The New Zealanders may not be all that parochial in their opinions around Test selection in 2016, but it wasn’t always that way. On September 27, 1972, just back in New Zealand after almost four years in Australia, I went with an aunt to Lancaster Park in Christchurch to watch Canterbury play Otago in a Ranfurly Shield match (no NPC in those days). Two former All Black fullbacks took the field that day _ Fergie McCormick for Canterbury and Laurie Mains for Otago. I was intrigued to notice that every time McCormick touched the ball, the big crowd erupted in cheers. But whenever Mains went anywhere near the ball, a chorus of boos erupted.
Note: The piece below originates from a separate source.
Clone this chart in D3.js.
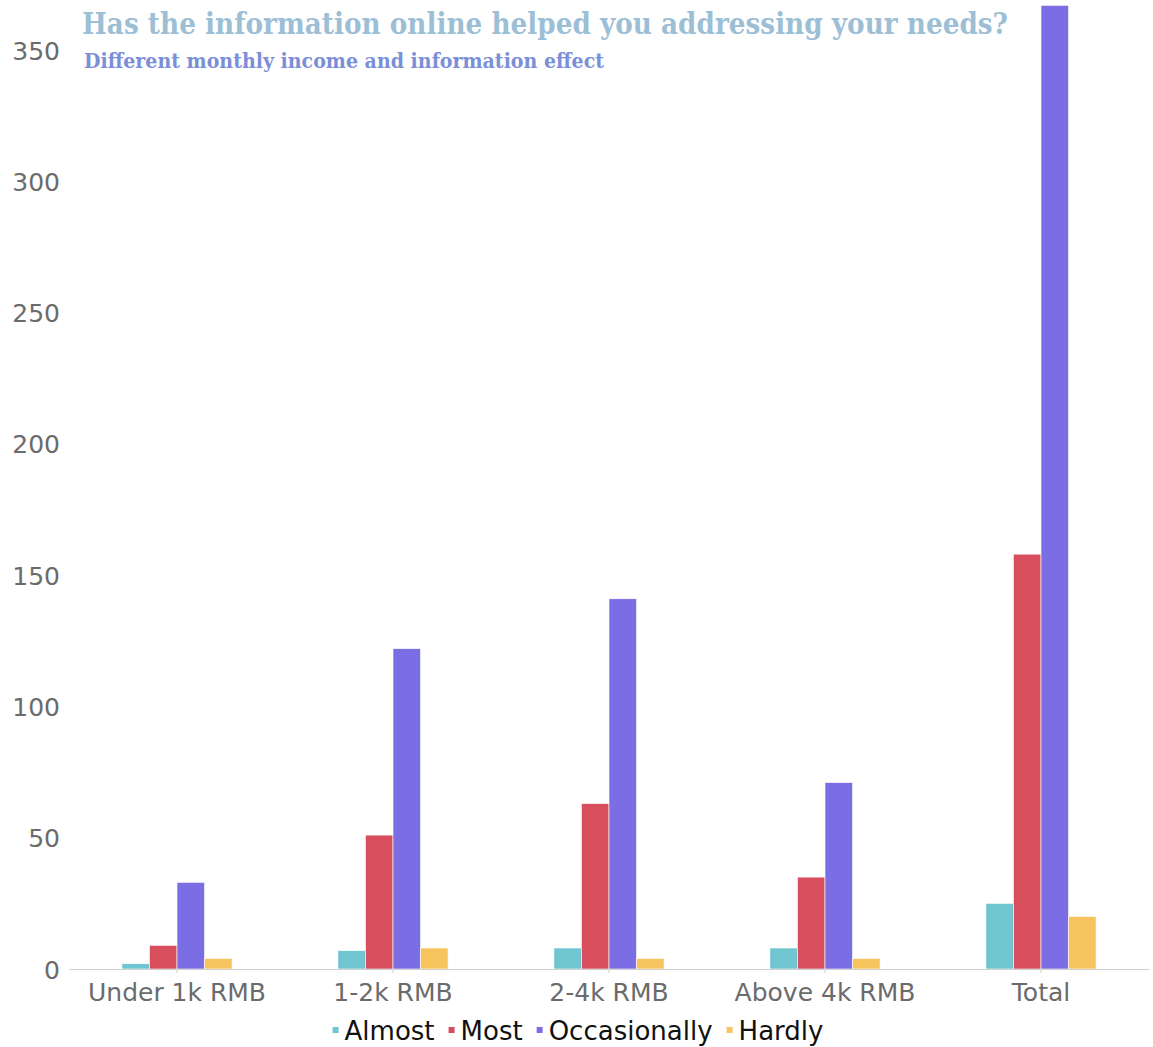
<!DOCTYPE html>
<html>
<head>
<meta charset="utf-8">
<script src="https://cdn.jsdelivr.net/npm/d3@7"></script>
<style>
	body { margin: 0; background: #fff; }
	#graphicContainer { width: 1153px; height: 1047px; }
	.axis text { font-family: "DejaVu Sans", sans-serif; fill: #6b6b6b; }
</style>
</head>
<body>
<div id="graphicContainer"></div>
<script>

var categories = ["Under 1k RMB", "1-2k RMB", "2-4k RMB", "Above 4k RMB", "Total"]
var seriesNames = ["Almost", "Most", "Occasionally", "Hardly"]
var almost = [2, 7, 8, 8, 25]
var most = [9, 51, 63, 35, 158]
var occasionally = [33, 122, 141, 71, 367]
var hardly = [4, 8, 4, 4, 20]
var yTicks = [0, 50, 100, 150, 200, 250, 300, 350]
var colours = ["#6fc5d0", "#d94e5d", "#7b6ee4", "#f7c35e"]

var width = 1153
var height = 1047
var margin = {top: 50, right: 4, bottom: 78, left: 69}

var svg = d3.select("#graphicContainer").append("svg")
	.attr("width", width)
	.attr("height", height)

var data = categories.map(function(c, i) {
	return {cat: c, values: [almost[i], most[i], occasionally[i], hardly[i]]}
})

var x0 = d3.scaleBand()
	.domain(categories)
	.range([margin.left, width - margin.right])
	.paddingInner(0.49)
	.paddingOuter(0.245)

var x1 = d3.scaleBand()
	.domain(seriesNames)
	.range([0, x0.bandwidth()])

var y = d3.scaleLinear()
	.domain([0, 350])
	.range([height - margin.bottom, margin.top])

// y axis, labels only
var yAxis = svg.append("g")
	.attr("class", "axis y")
	.attr("transform", "translate(" + (margin.left - 9) + ",0)")
	.call(d3.axisLeft(y).tickValues(yTicks).tickSize(0).tickPadding(0))

yAxis.select(".domain").remove()
yAxis.selectAll("text").style("font-size", "25px").attr("dy", "0.36em")

// bars
var groups = svg.selectAll(".group")
	.data(data)
	.enter()
	.append("g")
	.attr("class", "group")
	.attr("transform", d => "translate(" + x0(d.cat) + ",0)")

groups.selectAll("rect")
	.data(d => d.values.map((v, i) => ({key: seriesNames[i], value: v, i: i})))
	.enter()
	.append("rect")
	.attr("x", d => x1(d.key))
	.attr("width", x1.bandwidth())
	.attr("y", d => y(d.value))
	.attr("height", d => y(0) - y(d.value))
	.attr("fill", d => colours[d.i])
	.attr("stroke", "#fff")
	.attr("stroke-width", 0.6)

// x axis
var xAxis = svg.append("g")
	.attr("class", "axis x")
	.attr("transform", "translate(0," + y(0) + ")")
	.call(d3.axisBottom(x0).tickSize(4).tickSizeOuter(0).tickPadding(8))

xAxis.select(".domain").attr("stroke", "#d0d0d0").attr("stroke-width", 1.2)
xAxis.selectAll(".tick line").attr("stroke", "#d0d0d0")
xAxis.selectAll("text").style("font-size", "25px").attr("dy", "0.8em")

// title
svg.append("text")
	.attr("x", 82)
	.attr("y", 34)
	.attr("textLength", 926)
	.attr("lengthAdjust", "spacingAndGlyphs")
	.style("font-family", "'DejaVu Serif', serif")
	.style("font-weight", "bold")
	.style("font-size", "29px")
	.style("fill", "#9cbfd6")
	.text("Has the information online helped you addressing your needs?")

svg.append("text")
	.attr("x", 84)
	.attr("y", 68)
	.attr("textLength", 520)
	.attr("lengthAdjust", "spacingAndGlyphs")
	.style("font-family", "'DejaVu Serif', serif")
	.style("font-weight", "bold")
	.style("font-size", "20px")
	.style("fill", "#7b8fd8")
	.text("Different monthly income and information effect")

// legend, laid out from measured label widths and centred
var legend = svg.append("g")
var items = legend.selectAll(".item")
	.data(seriesNames)
	.enter()
	.append("g")
	.attr("class", "item")

items.append("rect")
	.attr("x", 0)
	.attr("y", -4)
	.attr("width", 6)
	.attr("height", 6)
	.attr("fill", (d, i) => colours[i])

items.append("text")
	.attr("x", 12)
	.attr("y", 0)
	.attr("dy", "0.35em")
	.style("font-family", "'DejaVu Sans', sans-serif")
	.style("font-size", "26px")
	.style("fill", "#111")
	.text(d => d)

var gap = 14
var cursor = 0
items.each(function() {
	var w = d3.select(this).select("text").node().getComputedTextLength()
	d3.select(this).attr("transform", "translate(" + cursor + ",0)")
	cursor += 12 + w + gap
})
cursor -= gap
legend.attr("transform", "translate(" + (578 - cursor / 2) + ",1031)")

</script>
</body>
</html>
My aunt explained it. On June 26, 1971, McCormick had played his last Test for the All Blacks, against the rampant British and Irish Lions. He was replaced for the remaining three Tests of that series by Mains. More than a year later, neither player was the All Black fullback (Trevor Morris was the incumbent), but the Canterbury crowd was still resentful about the dropping of McCormick, and took it out on Mains. In 2016, the All Blacks are selected from the five Super Rugby regional franchises, based in Auckland, Hamilton, Wellington, Christchurch and Dunedin but drawing their players from provinces throughout the country. This seems to have created a less parochial response to Test selections. In Australia, do we still bicker all that much about which state’s players get selected for the Wallabies? Hasn’t the creation of our own franchise system watered down the old NSW-Queensland rivalry? There is a lot of debate about individual players, rather than potential team combinations, but I wouldn’t have thought this was intensely parochial. Then again, you do hear mutterings about Waratahs players having the inside track for Test selection. I’m not sure how you can be a strict adherent to the merit principle and then seriously select a team based on a franchise quota. But then, it’s unlikely that Boz the Younger was being serious.

2016-05-22T23:41:06+00:00

taylorman

Guest


They worked pretty well for the Boks pre 94, do we know the impact of them now/

2016-05-22T22:58:33+00:00

taylorman

Guest


Aah yes the great man that all Americans could trust for generations, now being replaced by another great...Mr D Trump.